### DIRECTION
Copy each line of the data below exactly, leaving out pictures.

### DATA SEGMENT
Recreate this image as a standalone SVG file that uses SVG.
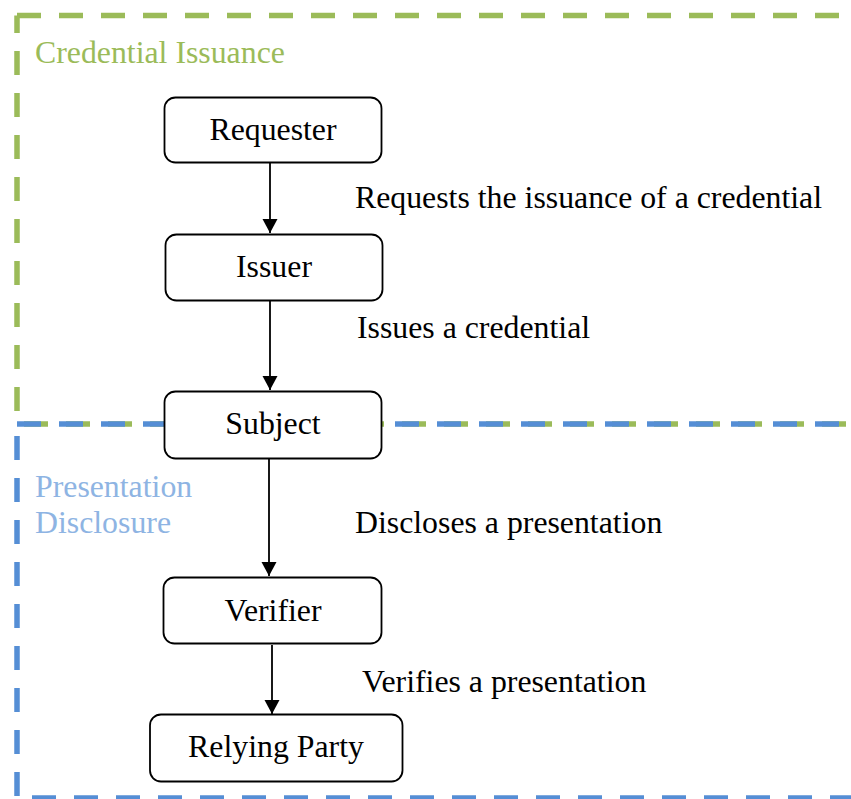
<svg xmlns="http://www.w3.org/2000/svg" width="851" height="799" viewBox="0 0 851 799">
<style>
text{font-family:"Liberation Serif","Times New Roman",serif;font-size:31.8px;fill:#000}
.g{fill:none;stroke:#9BBB59;stroke-width:5.5;stroke-dasharray:24 18}
.b{fill:none;stroke:#558ED5;stroke-width:5.5;stroke-dasharray:24 18}
.node rect{fill:#fff;stroke:#000;stroke-width:1.8}
.node text{text-anchor:middle}
.edge{stroke:#000;stroke-width:1.8;fill:none;marker-end:url(#ah)}
</style>
<defs>
<marker id="ah" markerUnits="userSpaceOnUse" markerWidth="16" markerHeight="16" viewBox="0 0 16 16" refX="14" refY="8" orient="auto">
<path d="M0,0.5 L14,8 L0,15.5 Z" fill="#000"/>
</marker>
</defs>
<g id="credential-issuance">
<path class="g" d="M17,15.5 H851"/>
<path class="g" d="M17,15.5 V424" stroke-dashoffset="6.5"/>
<path class="g" d="M17,424 H851" stroke-dashoffset="-7"/>
<text x="35" y="63" style="fill:#9BBB59">Credential Issuance</text>
</g>
<g id="presentation-disclosure">
<path class="b" d="M17,424 H851"/>
<path class="b" d="M17,424 V798" stroke-dashoffset="-12"/>
<path class="b" d="M17,798 H851" stroke-dashoffset="-15"/>
<text x="35" y="497" style="fill:#8EB4E3">Presentation</text>
<text x="35" y="533" style="fill:#8EB4E3">Disclosure</text>
</g>
<g id="connectors">
<line class="edge" x1="270" y1="163" x2="270" y2="233"/>
<line class="edge" x1="270" y1="301" x2="270" y2="390"/>
<line class="edge" x1="269" y1="459" x2="269" y2="576"/>
<line class="edge" x1="272" y1="645" x2="272" y2="714"/>
<text x="355" y="208">Requests the issuance of a credential</text>
<text x="357" y="338">Issues a credential</text>
<text x="355" y="533">Discloses a presentation</text>
<text x="362" y="692">Verifies a presentation</text>
</g>
<g id="requester" class="node">
<rect x="164.5" y="97.5" width="217" height="65" rx="11"/>
<text x="273" y="140">Requester</text>
</g>
<g id="issuer" class="node">
<rect x="165.5" y="234.5" width="217" height="66" rx="11"/>
<text x="274" y="277">Issuer</text>
</g>
<g id="subject" class="node">
<rect x="164.5" y="391.5" width="217" height="67" rx="11"/>
<text x="273" y="434">Subject</text>
</g>
<g id="verifier" class="node">
<rect x="163.5" y="577.5" width="218" height="66" rx="11"/>
<text x="273" y="621">Verifier</text>
</g>
<g id="relying-party" class="node">
<rect x="150" y="714.5" width="252.5" height="67" rx="11"/>
<text x="276" y="757">Relying Party</text>
</g>
</svg>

### THE RESULT
Recreate this image as a standalone SVG file that uses SVG.
<svg xmlns="http://www.w3.org/2000/svg" width="851" height="799" viewBox="0 0 851 799">
<style>
text{font-family:"Liberation Serif","Times New Roman",serif;font-size:31.8px;fill:#000}
.g{fill:none;stroke:#9BBB59;stroke-width:5.5;stroke-dasharray:24 18}
.b{fill:none;stroke:#558ED5;stroke-width:5.5;stroke-dasharray:24 18}
.node rect{fill:#fff;stroke:#000;stroke-width:1.8}
.node text{text-anchor:middle}
.edge{stroke:#000;stroke-width:1.8;fill:none;marker-end:url(#ah)}
</style>
<defs>
<marker id="ah" markerUnits="userSpaceOnUse" markerWidth="16" markerHeight="16" viewBox="0 0 16 16" refX="14" refY="8" orient="auto">
<path d="M0,0.5 L14,8 L0,15.5 Z" fill="#000"/>
</marker>
</defs>
<g id="credential-issuance">
<path class="g" d="M17,15.5 H851"/>
<path class="g" d="M17,15.5 V424" stroke-dashoffset="6.5"/>
<path class="g" d="M17,424 H851" stroke-dashoffset="-7"/>
<text x="35" y="63" style="fill:#9BBB59">Credential Issuance</text>
</g>
<g id="presentation-disclosure">
<path class="b" d="M17,424 H851"/>
<path class="b" d="M17,424 V798" stroke-dashoffset="-12"/>
<path class="b" d="M17,798 H851" stroke-dashoffset="-15"/>
<text x="35" y="497" style="fill:#8EB4E3">Presentation</text>
<text x="35" y="533" style="fill:#8EB4E3">Disclosure</text>
</g>
<g id="connectors">
<line class="edge" x1="270" y1="163" x2="270" y2="233"/>
<line class="edge" x1="270" y1="301" x2="270" y2="390"/>
<line class="edge" x1="269" y1="459" x2="269" y2="576"/>
<line class="edge" x1="272" y1="645" x2="272" y2="714"/>
<text x="355" y="208">Requests the issuance of a credential</text>
<text x="357" y="338">Issues a credential</text>
<text x="355" y="533">Discloses a presentation</text>
<text x="362" y="692">Verifies a presentation</text>
</g>
<g id="requester" class="node">
<rect x="164.5" y="97.5" width="217" height="65" rx="11"/>
<text x="273" y="140">Requester</text>
</g>
<g id="issuer" class="node">
<rect x="165.5" y="234.5" width="217" height="66" rx="11"/>
<text x="274" y="277">Issuer</text>
</g>
<g id="subject" class="node">
<rect x="164.5" y="391.5" width="217" height="67" rx="11"/>
<text x="273" y="434">Subject</text>
</g>
<g id="verifier" class="node">
<rect x="163.5" y="577.5" width="218" height="66" rx="11"/>
<text x="273" y="621">Verifier</text>
</g>
<g id="relying-party" class="node">
<rect x="150" y="714.5" width="252.5" height="67" rx="11"/>
<text x="276" y="757">Relying Party</text>
</g>
</svg>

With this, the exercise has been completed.